CLI
Every command and subcommand, with the flags that matter and one example each.
arctic <command> [args] [flags]
Run arctic <command> --help for the full flag list on any command. This page is
the map. The global flags at the end apply to every command.
Commands
| Command | What it does |
|---|---|
pull |
Download monthly bulk dumps from the torrent catalog |
sub |
A community's history, torrent first then API |
sub info |
What is imported locally for one subreddit |
user |
An account's history through the Arctic Shift API |
user info |
What is imported locally for one account |
process |
Convert decompressed JSONL dumps into Parquet |
query |
Filter imported records from one entity |
catalog |
List the months the bulk torrent catalog covers |
stats |
Summarize the local index of imports |
publish |
Convert a month range and upload to Hugging Face |
info |
Report detected hardware, the work budget, and storage paths |
version |
Print version, commit, and build date |
pull
arctic pull [months...] [flags]
Downloads the monthly RC_/RS_ dumps from the public torrent catalog. Name
months as arguments: a single month, a list, or a 2024-01..2024-03 range. With
no arguments it uses --from and --to. With --process each completed file is
converted to Parquet as it lands.
| Flag | Default | Meaning |
|---|---|---|
--from |
catalog start | First month (YYYY-MM) when no months are named |
--to |
catalog end | Last month (YYYY-MM) when no months are named |
--type |
both |
comments, submissions, or both |
--process |
off | Convert each completed file to Parquet |
arctic pull 2024-01..2024-03 --type comments --process
sub
arctic sub <subreddit> [flags]
Pulls a community's full history. Torrent-first: it downloads the per-subreddit
bundle file when the community is in it, and falls back to the Arctic Shift API
otherwise. --api forces the API path. The argument accepts golang, r/golang,
or /r/golang.
| Flag | Default | Meaning |
|---|---|---|
--api |
off | Force the Arctic Shift API path |
--kind |
both |
comments, submissions, or both |
--after |
none | Earliest date (YYYY, YYYY-MM, or YYYY-MM-DD) |
--before |
none | Latest date |
--no-import |
off | Download only, skip the Parquet import |
arctic sub golang --kind submissions --after 2020-01-01
sub info
arctic sub info <name>
Reports what is imported locally for one subreddit: shard count, row count, byte size, and the date span, per type. Exits 3 if nothing is imported.
arctic sub info golang
user
arctic user <username> [flags]
Pulls one account's full history through the Arctic Shift API (there is no
per-account torrent). Takes the same --kind, --after, --before, and
--no-import as sub. The argument accepts spez, u/spez, or /user/spez.

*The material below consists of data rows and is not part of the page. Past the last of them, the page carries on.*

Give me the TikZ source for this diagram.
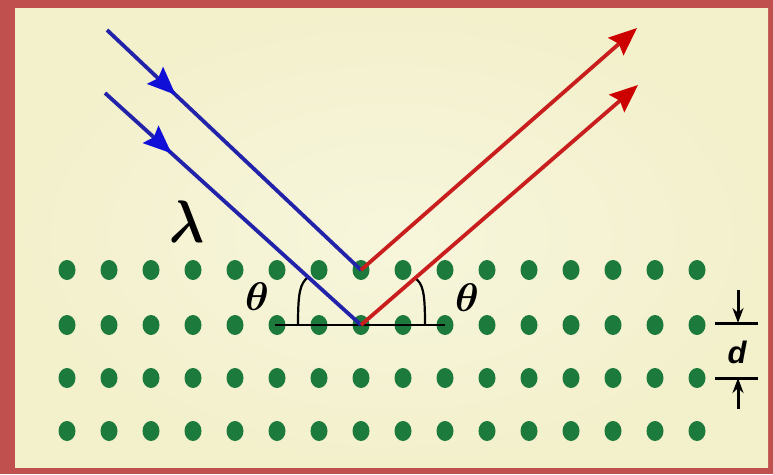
\documentclass[tikz,border=0pt]{standalone}
\usepackage{fontspec}
\newfontfamily\dfont{Liberation Sans}
\usetikzlibrary{arrows.meta,decorations.markings,shapes.geometric}
\definecolor{framered}{RGB}{192,80,77}
\definecolor{bgin}{RGB}{247,246,220}
\definecolor{bgout}{RGB}{243,240,204}
\definecolor{dotgreen}{RGB}{28,122,60}
\definecolor{rayblue}{RGB}{35,35,170}
\definecolor{headblue}{RGB}{15,15,215}
\definecolor{rayred}{RGB}{200,30,30}
\definecolor{headred}{RGB}{205,0,0}
\begin{document}
\begin{tikzpicture}[x=1pt,y=-1pt,
  dot/.style={ellipse,fill=dotgreen,draw=none,minimum width=17pt,minimum height=20pt,inner sep=0pt},
  inray/.style={draw=rayblue,line width=3.8pt,postaction={decorate},
    decoration={markings,mark=at position #1 with {\arrow[headblue]{Stealth[length=28pt,width=23pt,inset=4pt]}}}},
  outray/.style={draw=rayred,line width=3.8pt,-{Stealth[length=28pt,width=23pt,inset=4pt,color=headred]}},
  angmark/.style={draw=black,line width=2.2pt},
  gap/.style={draw=black,line width=3pt},
  gaparrow/.style={draw=black,line width=3pt,-{Stealth[length=15pt,width=11pt]}},
  lbl/.style={inner sep=0pt}
]
\useasboundingbox (0,0) rectangle (773,474);
\fill[framered] (0,0) rectangle (773,474);
\shade[inner color=bgin,outer color=bgout] (15,8) rectangle (768,467);

% lattice of atoms
\foreach \r/\y in {1/270,2/325,3/378,4/431}
  \foreach \c in {0,...,15}
    \node[dot] (p-\r-\c) at ({67+42*\c},\y) {};

% ray end points
\coordinate (b1) at (107,30);
\coordinate (b2) at (105,93);
\coordinate (r1) at (637,28);
\coordinate (r2) at (638,85);

% surface line
\coordinate (hl) at (275,325);
\coordinate (hr) at (445,325);
\draw[angmark] (hl) -- (hr);

% angle marks
\draw[angmark] (298,325) .. controls (298,292) and (300,284) .. (308,277);
\draw[angmark] (425,325) .. controls (425,292) and (423,284) .. (415,278);

% incident rays
\draw[inray=0.27] (b1) -- (p-1-7.center);
\draw[inray=0.26] (b2) -- (p-2-7.center);
% reflected rays
\draw[outray] (p-1-7.center) -- (r1);
\draw[outray] (p-2-7.center) -- (r2);

% labels
\node[lbl] (thl) at (257,297) {\scalebox{4}{\boldmath$\theta$}};
\node[lbl] (thr) at (467,298) {\scalebox{4}{\boldmath$\theta$}};
\node[lbl] (lam) at (187,222) {\scalebox{5.2}[6]{\boldmath$\lambda$}};

% spacing marker d
\coordinate (dt1) at (715,323);
\coordinate (dt2) at (758,323);
\coordinate (db1) at (715,378);
\coordinate (db2) at (758,378);
\coordinate (dm1) at (738,323);
\coordinate (dm2) at (738,378);
\coordinate (at) at (738,290);
\coordinate (ab) at (738,409);
\draw[gap] (dt1) -- (dt2);
\draw[gap] (db1) -- (db2);
\draw[gaparrow] (at) -- (dm1);
\draw[gaparrow] (ab) -- (dm2);
\node[lbl,font=\dfont\bfseries\itshape\fontsize{31}{31}\selectfont] (dl) at (737,352) {d};
\end{tikzpicture}
\end{document}
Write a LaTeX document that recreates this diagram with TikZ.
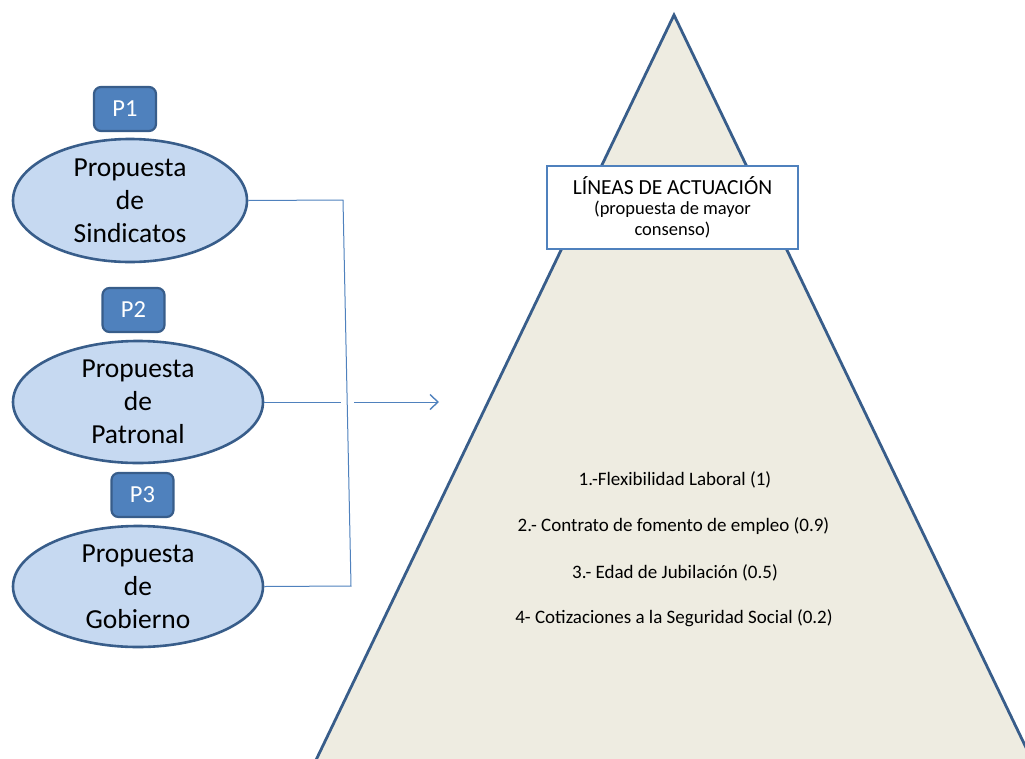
\documentclass[tikz,border=0pt]{standalone}
\usepackage{fontspec}
\setmainfont{Carlito}
\usetikzlibrary{arrows.meta,shapes.geometric}
\definecolor{dkblue}{HTML}{385D8A}
\definecolor{midblue}{HTML}{4F81BD}
\definecolor{ltblue}{HTML}{C6D9F1}
\definecolor{beige}{HTML}{EEECE1}
\tikzset{
  prop/.style={ellipse, draw=dkblue, line width=2.6pt, fill=ltblue, inner sep=0pt,
    align=center, font=\fontsize{27.5}{33}\selectfont, text=black},
  tag/.style={draw=dkblue, line width=2.2pt, fill=midblue, rounded corners=7pt,
    minimum width=62pt, minimum height=44pt, inner sep=0pt, text=white,
    font=\fontsize{24.5}{28}\selectfont},
  conn/.style={draw=midblue, line width=1pt},
  item/.style={font=\fontsize{19}{22}\selectfont, text=black}
}
\begin{document}
\begin{tikzpicture}[x=1pt,y=-1pt]
\useasboundingbox (0,0) rectangle (1025,758);
\clip (0,0) rectangle (1025,758);
% pyramid
\draw[fill=beige, draw=dkblue, line width=2.8pt, line join=miter]
  (674,15) -- (674+0.4805*785,800) -- (674-0.4805*785,800) -- cycle;
% title box
\node[draw=midblue, line width=2.2pt, fill=white, minimum width=251pt, minimum height=83pt,
  inner sep=0pt, align=center, font=\fontsize{18.5}{21}\selectfont] (lin) at (672.5,207.5)
  {\fontsize{21.5}{24}\selectfont LÍNEAS DE ACTUACIÓN\\[-1pt]
   \fontsize{18.5}{21}\selectfont (propuesta de mayor\\ consenso)};
% list
\node[item] (l1) at (675,480) {1.-Flexibilidad Laboral (1)};
\node[item] (l2) at (673.5,526) {2.- Contrato de fomento de empleo (0.9)};
\node[item] (l3) at (675,573) {3.- Edad de Jubilación (0.5)};
\node[item] (l4) at (674,618) {4- Cotizaciones a la Seguridad Social (0.2)};
% ellipses
\node[prop, minimum width=234pt, minimum height=123pt] (e1) at (130,200.5) {Propuesta\\de\\Sindicatos};
\node[prop, minimum width=250pt, minimum height=122pt] (e2) at (138,402) {Propuesta\\de\\Patronal};
\node[prop, minimum width=250pt, minimum height=121pt] (e3) at (138,586.5) {Propuesta\\de\\Gobierno};
% tags
\node[tag] (p1) at (125,109) {P1};
\node[tag] (p2) at (133.5,310) {P2};
\node[tag] (p3) at (142.5,495) {P3};
% connectors
\coordinate (j1) at (343,200);
\coordinate (j3) at (351,586);
\coordinate (g1) at (341,402);
\coordinate (g2) at (354,402);
\coordinate (tip) at (439,402);
\draw[conn] (e1.east) -- (j1) -- (j3) -- (e3.east);
\draw[conn] (e2.east) -- (g1);
\draw[conn, -{Straight Barb[length=8pt,width=15pt,line width=1.4pt]}] (g2) -- (tip);
\end{tikzpicture}
\end{document}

arctic user spez --kind comments --after 2023-01-01
user info
arctic user info <name>
Reports what is imported locally for one account, the same shape as sub info.
arctic user info spez
process
arctic process <file.zst>... [flags]
Converts one or more decompressed JSONL dumps into Parquet. It infers the record
type from the file name: an RC_ or _comments name is comments, an RS_ or
_submissions name is submissions. A file it cannot classify is skipped with a
note.
| Flag | Default | Meaning |
|---|---|---|
--out |
alongside the input | Output directory for the Parquet shards |
arctic process RC_2024-01.zst RS_2024-01.zst --out ./parquet/2024-01
query
arctic query <subreddit|user> [flags]
Scans the Parquet shards of an entity you have already imported and filters them.

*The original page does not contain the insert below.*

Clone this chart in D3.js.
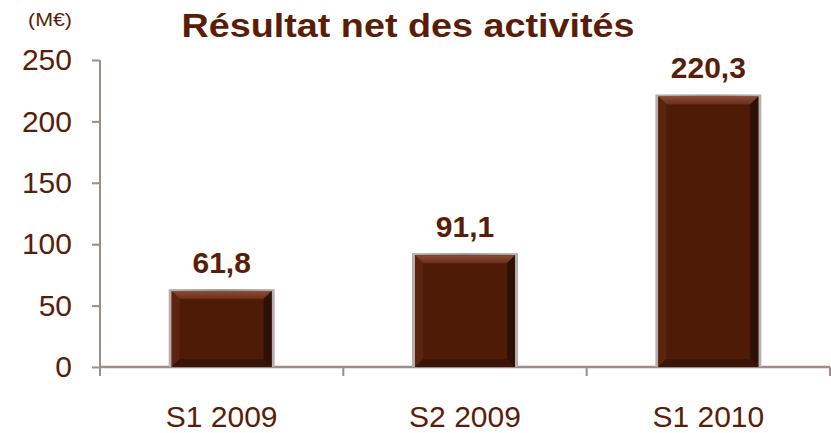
<!DOCTYPE html>
<html>
<head>
<meta charset="utf-8">
<script src="https://cdn.jsdelivr.net/npm/d3@7"></script>
<style>
  body { margin: 0; background: #fff; }
  text { font-family: "Liberation Sans", Arial, sans-serif; }
</style>
</head>
<body>
<svg></svg>
<script>
// chart data
const categories = ["S1 2009", "S2 2009", "S1 2010"];
const values = [61.8, 91.1, 220.3];
const valueLabels = ["61,8", "91,1", "220,3"];
const yTicks = [0, 50, 100, 150, 200, 250];

const width = 831, height = 433;
const textColor = "#5a1e08";
const axisColor = "#9c8c8a";

const svg = d3.select("svg").attr("width", width).attr("height", height);

const x = d3.scaleBand().domain(categories).range([100, 830]);
const y = d3.scaleLinear().domain([0, 250]).range([367, 60]);

// gradients for the bevelled bars
const defs = svg.append("defs");
const shadow = defs.append("linearGradient").attr("id", "shadow");
shadow.append("stop").attr("offset", "0%").attr("stop-color", "#b8b0ae");
shadow.append("stop").attr("offset", "50%").attr("stop-color", "#9a9290");
shadow.append("stop").attr("offset", "100%").attr("stop-color", "#b8b0ae");

const topGrad = defs.append("linearGradient").attr("id", "topbev")
    .attr("x1", 0).attr("x2", 0).attr("y1", 0).attr("y2", 1);
topGrad.append("stop").attr("offset", "0%").attr("stop-color", "#8c4c36");
topGrad.append("stop").attr("offset", "100%").attr("stop-color", "#6a2e18");

// title
svg.append("text")
    .attr("x", 408).attr("y", 37)
    .attr("text-anchor", "middle")
    .attr("font-size", 33).attr("font-weight", "bold")
    .attr("textLength", 453).attr("lengthAdjust", "spacingAndGlyphs")
    .attr("fill", textColor)
    .text("Résultat net des activités");

// unit label
svg.append("text")
    .attr("x", 50).attr("y", 26)
    .attr("text-anchor", "middle")
    .attr("font-size", 18)
    .attr("textLength", 44).attr("lengthAdjust", "spacingAndGlyphs")
    .attr("fill", textColor)
    .text("(M€)");

// y axis
const yAxis = d3.axisLeft(y).tickValues(yTicks).tickSize(8).tickPadding(20);
const gy = svg.append("g").attr("transform", "translate(100,0)").call(yAxis);
gy.select(".domain").attr("stroke", axisColor).attr("stroke-width", 2).attr("d", "M0,60V376");
gy.selectAll(".tick line").attr("stroke", axisColor).attr("stroke-width", 2);
gy.selectAll(".tick text")
    .attr("font-size", 30).attr("fill", textColor)
    .attr("font-family", "Liberation Sans, Arial, sans-serif");

// x axis: baseline plus separators between categories
svg.append("line")
    .attr("x1", 100).attr("x2", 830).attr("y1", y(0)).attr("y2", y(0))
    .attr("stroke", axisColor).attr("stroke-width", 2.5);
svg.selectAll(".sep")
    .data(categories)
    .enter().append("line")
    .attr("x1", d => x(d) + x.bandwidth()).attr("x2", d => x(d) + x.bandwidth())
    .attr("y1", y(0)).attr("y2", y(0) + 9)
    .attr("stroke", axisColor).attr("stroke-width", 2);

svg.selectAll(".cat")
    .data(categories)
    .enter().append("text")
    .attr("x", d => x(d) + x.bandwidth() / 2)
    .attr("y", 427)
    .attr("text-anchor", "middle")
    .attr("font-size", 30)
    .attr("fill", textColor)
    .text(d => d);

// bars
const barW = 100;
const bev = 8;
const bars = svg.selectAll(".bar")
    .data(values)
    .enter().append("g")
    .attr("transform", (d, i) => `translate(${x(categories[i]) + x.bandwidth() / 2 - barW / 2},0)`);

bars.append("rect")
    .attr("x", -3).attr("width", barW + 6)
    .attr("y", d => y(d) - 2)
    .attr("height", d => y(0) - y(d) + 2)
    .attr("fill", "url(#shadow)");

bars.append("rect")
    .attr("x", 0).attr("width", barW)
    .attr("y", d => y(d))
    .attr("height", d => y(0) - y(d))
    .attr("fill", "#4d1b06");

// top bevel
bars.append("path")
    .attr("d", d => `M0,${y(d)}H${barW}L${barW - bev},${y(d) + bev}H${bev}Z`)
    .attr("fill", "url(#topbev)");
// left bevel
bars.append("path")
    .attr("d", d => `M0,${y(d)}L${bev},${y(d) + bev}V${y(0) - bev}L0,${y(0)}Z`)
    .attr("fill", "#5a240e");
// right bevel
bars.append("path")
    .attr("d", d => `M${barW},${y(d)}L${barW - bev},${y(d) + bev}V${y(0) - bev}L${barW},${y(0)}Z`)
    .attr("fill", "#2e1006");
// bottom bevel
bars.append("path")
    .attr("d", d => `M0,${y(0)}L${bev},${y(0) - bev}H${barW - bev}L${barW},${y(0)}Z`)
    .attr("fill", "#3a1407");

// value labels
bars.append("text")
    .attr("x", barW / 2)
    .attr("y", d => y(d) - 18)
    .attr("text-anchor", "middle")
    .attr("font-size", 30).attr("font-weight", "bold")
    .attr("fill", textColor)
    .text((d, i) => valueLabels[i]);
</script>
</body>
</html>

A u/ prefix or --user reads the argument as an account; everything else is a
subreddit.
| Flag | Default | Meaning |
|---|---|---|
--author |
none | Filter by author |
--contains |
none | Case-insensitive substring in body/title/selftext |
--min-score |
0 |
Minimum score |
--after |
none | Earliest date (YYYY, YYYY-MM, or YYYY-MM-DD) |
--before |
none | Latest date |
--kind |
both |
comments, submissions, or both |
--user |
off | Read the argument as a username |
arctic query golang --contains generics --min-score 100 -n 20
catalog
arctic catalog [flags]
Lists the months the bulk torrent catalog covers, with a flag for whether each
month is in the single large bundle. With --sizes it fetches the per-file byte
sizes from the catalog over the network.
| Flag | Default | Meaning |
|---|---|---|
--sizes |
off | Fetch per-file sizes from the catalog |
arctic catalog --sizes
stats
arctic stats [flags]
Summarizes the local index of imported shards without rescanning the Parquet.
| Flag | Default | Meaning |
|---|---|---|
--by |
month |
Group by month, type, or subreddit |
arctic stats --by type
publish
arctic publish [flags]
Processes a month range into Parquet and uploads it to a Hugging Face dataset.

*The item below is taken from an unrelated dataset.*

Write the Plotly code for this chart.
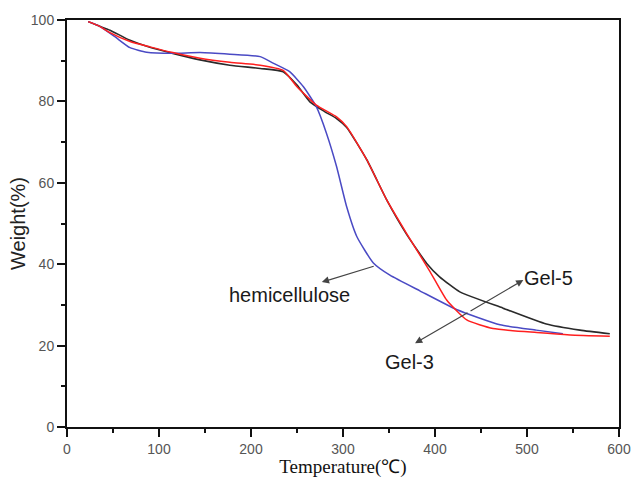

Reads the token from HF_TOKEN. Without --commit it runs the full pipeline but
skips the upload. A stalled commit exits 75 so a supervisor can restart and resume
from the stats.csv ledger.
| Flag | Default | Meaning |
|---|---|---|
--from |
catalog start | First month (YYYY-MM) |
--to |
catalog end | Last month (YYYY-MM) |
--type |
both |
comments, submissions, or both |
--repo |
default dataset | Hugging Face dataset repo |
--commit |
off | Upload (default is a dry run) |
--private |
off | Create the dataset repo as private |
--keep |
off | Keep local Parquet after a successful commit |
arctic publish --from 2024-01 --to 2024-03 --commit
info
arctic info
Reports the detected hardware, the work budget arctic derives from it, the active engine and whether DuckDB is available, and the resolved storage paths.
arctic info
version
arctic version
Prints the version, commit, and build date.
arctic version
Global flags
These apply to every command. See configuration for the defaults and the environment.
| Flag | Meaning |
|---|---|
-o, --output |
table, json, jsonl, csv, tsv, url, raw (auto = table on a TTY, jsonl piped) |
--fields |
Comma-separated columns to include |
--no-header |
Omit the header row in table/csv/tsv |
--template |
Go text/template applied per record |
--color |
auto, always, or never |
-n, --limit |
Maximum records (0 means no limit) |
-q, --quiet |
Suppress progress on stderr |
-j, --workers |
Concurrent workers (0 uses the hardware budget) |
--data-dir |
Root for per-entity imports and the index (env ARCTIC_DATA_DIR) |
--raw-dir |
Where downloaded .zst files land |
--work-dir |
Scratch for conversion |
--engine |
Conversion engine: go or duckdb |
--chunk-lines |
JSONL lines per Parquet shard |
--timeout |
Per-request timeout for the API path |
--user-agent |
Override the API request User-Agent |